Work required
Give the count of lines in the data that include "this", with no other words.

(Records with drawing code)
================================

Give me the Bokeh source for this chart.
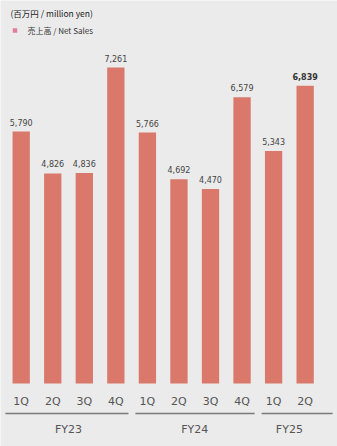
from bokeh.plotting import figure
from bokeh.models import Range1d, ColumnDataSource
from bokeh.core.properties import value
from bokeh.embed import file_html
from bokeh.resources import INLINE

# ---- data ----
fiscal_years = ["FY23", "FY24", "FY25"]
quarters = ["1Q", "2Q", "3Q", "4Q", "1Q", "2Q", "3Q", "4Q", "1Q", "2Q"]
quarter_fy = ["FY23", "FY23", "FY23", "FY23", "FY24", "FY24", "FY24", "FY24", "FY25", "FY25"]
net_sales = [5790, 4826, 4836, 7261, 5766, 4692, 4470, 6579, 5343, 6839]
unit_label = "(百万円 / million yen)"
series_label = "売上高 / Net Sales"

W, H = 337, 446
BG = "#ebebeb"
BAR = "#d9786b"
TXT = "#444444"

# pixel geometry of the plotting frame
x0_px, step_px = 20.7, 31.55
zero_px = 383.0
top_px = 67.0
upp = max(net_sales) / (zero_px - top_px)  # data units per pixel

x_start = -x0_px / step_px
x_end = (W - x0_px) / step_px
y_end = zero_px * upp
y_start = -(H - zero_px) * upp

def py(px):  # pixel from top -> data y
    return (zero_px - px) * upp

def pxx(px):
    return (px - x0_px) / step_px

p = figure(width=W, height=H, output_backend="svg", toolbar_location=None,
           x_range=Range1d(x_start, x_end), y_range=Range1d(y_start, y_end),
           min_border=0, min_border_left=0, min_border_right=0,
           min_border_top=0, min_border_bottom=0)
p.axis.visible = False
p.grid.visible = False
p.outline_line_color = None
p.background_fill_color = BG
p.border_fill_color = BG

idx = list(range(len(net_sales)))
labels = [f"{v:,}" for v in net_sales]
src = ColumnDataSource(dict(x=idx, y=net_sales, lab=labels, q=quarters))

p.vbar(x="x", top="y", bottom=0, width=17.3 / step_px, source=src,
       fill_color=BAR, line_color=None)

# value labels (last one bold)
src_norm = ColumnDataSource(dict(x=idx[:-1], y=net_sales[:-1], lab=labels[:-1]))
src_last = ColumnDataSource(dict(x=idx[-1:], y=net_sales[-1:], lab=labels[-1:]))
p.text(x="x", y="y", text="lab", source=src_norm, text_align="center",
       text_baseline="bottom", y_offset=-6, text_font=value("DejaVu Sans"),
       text_font_size="8px", text_color=TXT)
p.text(x="x", y="y", text="lab", source=src_last, text_align="center",
       text_baseline="bottom", y_offset=-6, text_font=value("DejaVu Sans"),
       text_font_size="8px", text_font_style="bold", text_color="#333333")

# quarter labels
p.text(x="x", y=0, text="q", source=src, text_align="center",
       text_baseline="middle", y_offset=18, text_font=value("DejaVu Sans"),
       text_font_size="11px", text_color="#555555")

# fiscal-year group lines and labels
for gi, fy in enumerate(fiscal_years):
    members = [i for i, f in enumerate(quarter_fy) if f == fy]
    first, last = members[0], members[-1]
    left = first - 0.5 if gi == 0 else first - 0.38
    right = last + 0.87 if gi == len(fiscal_years) - 1 else last + 0.4
    p.line([left, right], [py(413), py(413)], line_color="#7a7a7a", line_width=1.5)
    p.text(x=[sum(members) / len(members)], y=[py(429)], text=[fy],
           text_align="center", text_baseline="middle",
           text_font=value("DejaVu Sans"), text_font_size="11px",
           text_color="#555555")

# unit label and legend
p.text(x=[pxx(10)], y=[py(12)], text=[unit_label], text_align="left",
       text_baseline="middle", text_font=value("Noto Sans CJK JP"),
       text_font_size="8.5px", text_color="#222222")
p.scatter(x=[pxx(14.5)], y=[py(30)], marker="square", size=4.5,
          fill_color="#e07f97", line_color=None)
p.text(x=[pxx(27)], y=[py(30)], text=[series_label], text_align="left",
       text_baseline="middle", text_font=value("Noto Sans CJK JP"),
       text_font_size="8px", text_color="#333333")

open("out.html", "w").write(file_html(p, INLINE))
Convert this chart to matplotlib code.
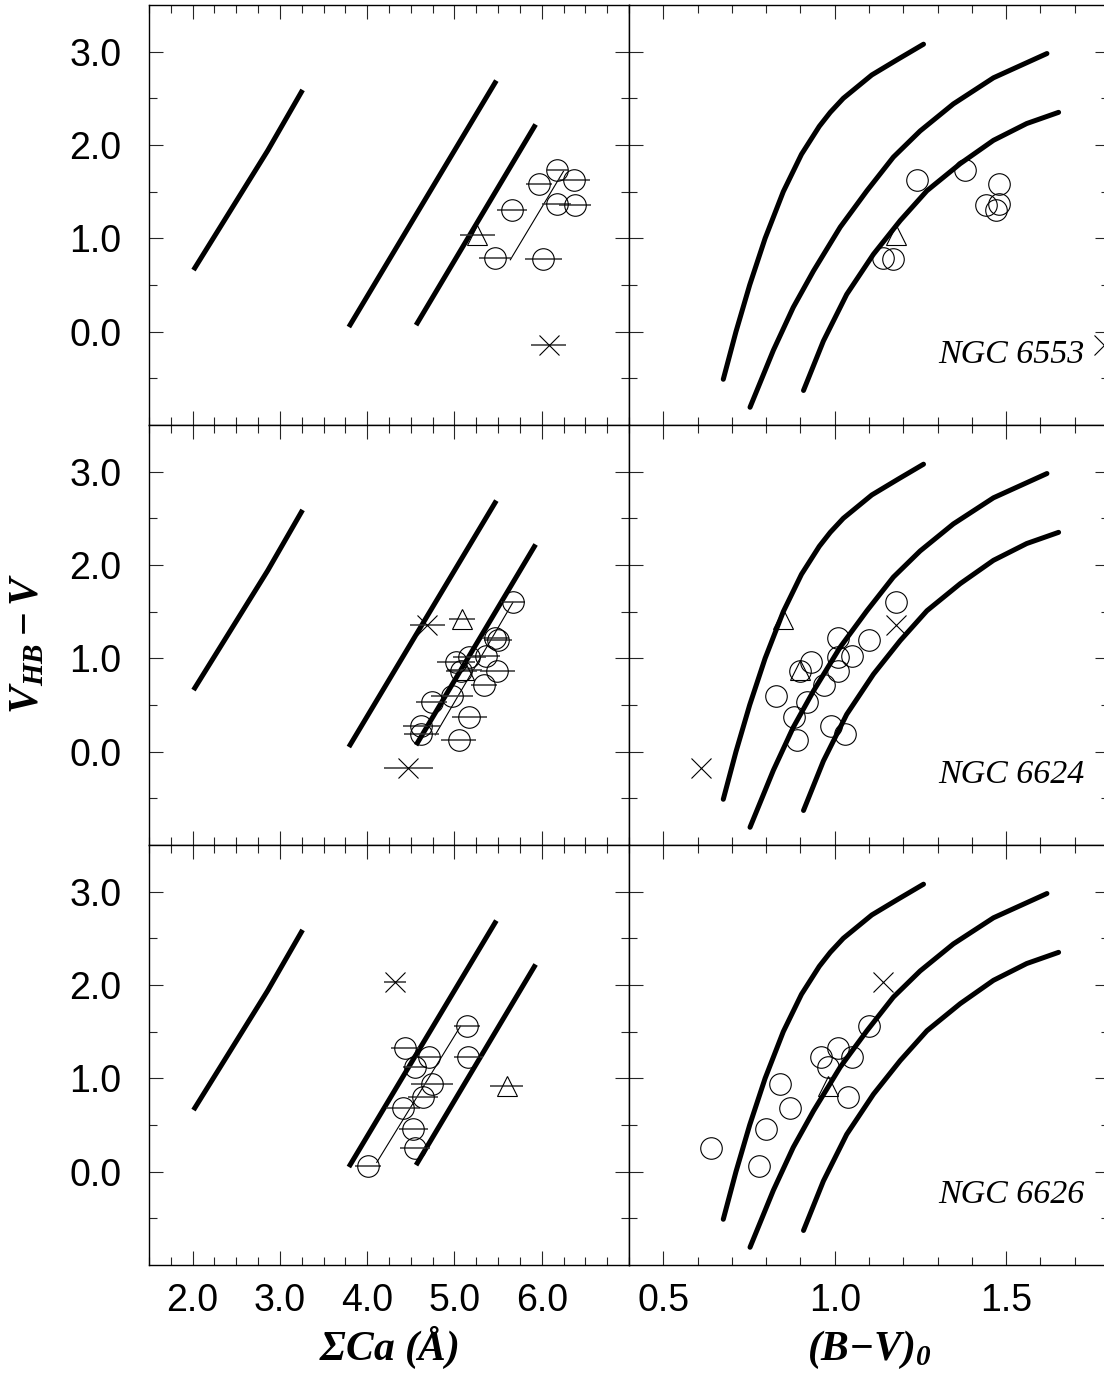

================================

Correct output
2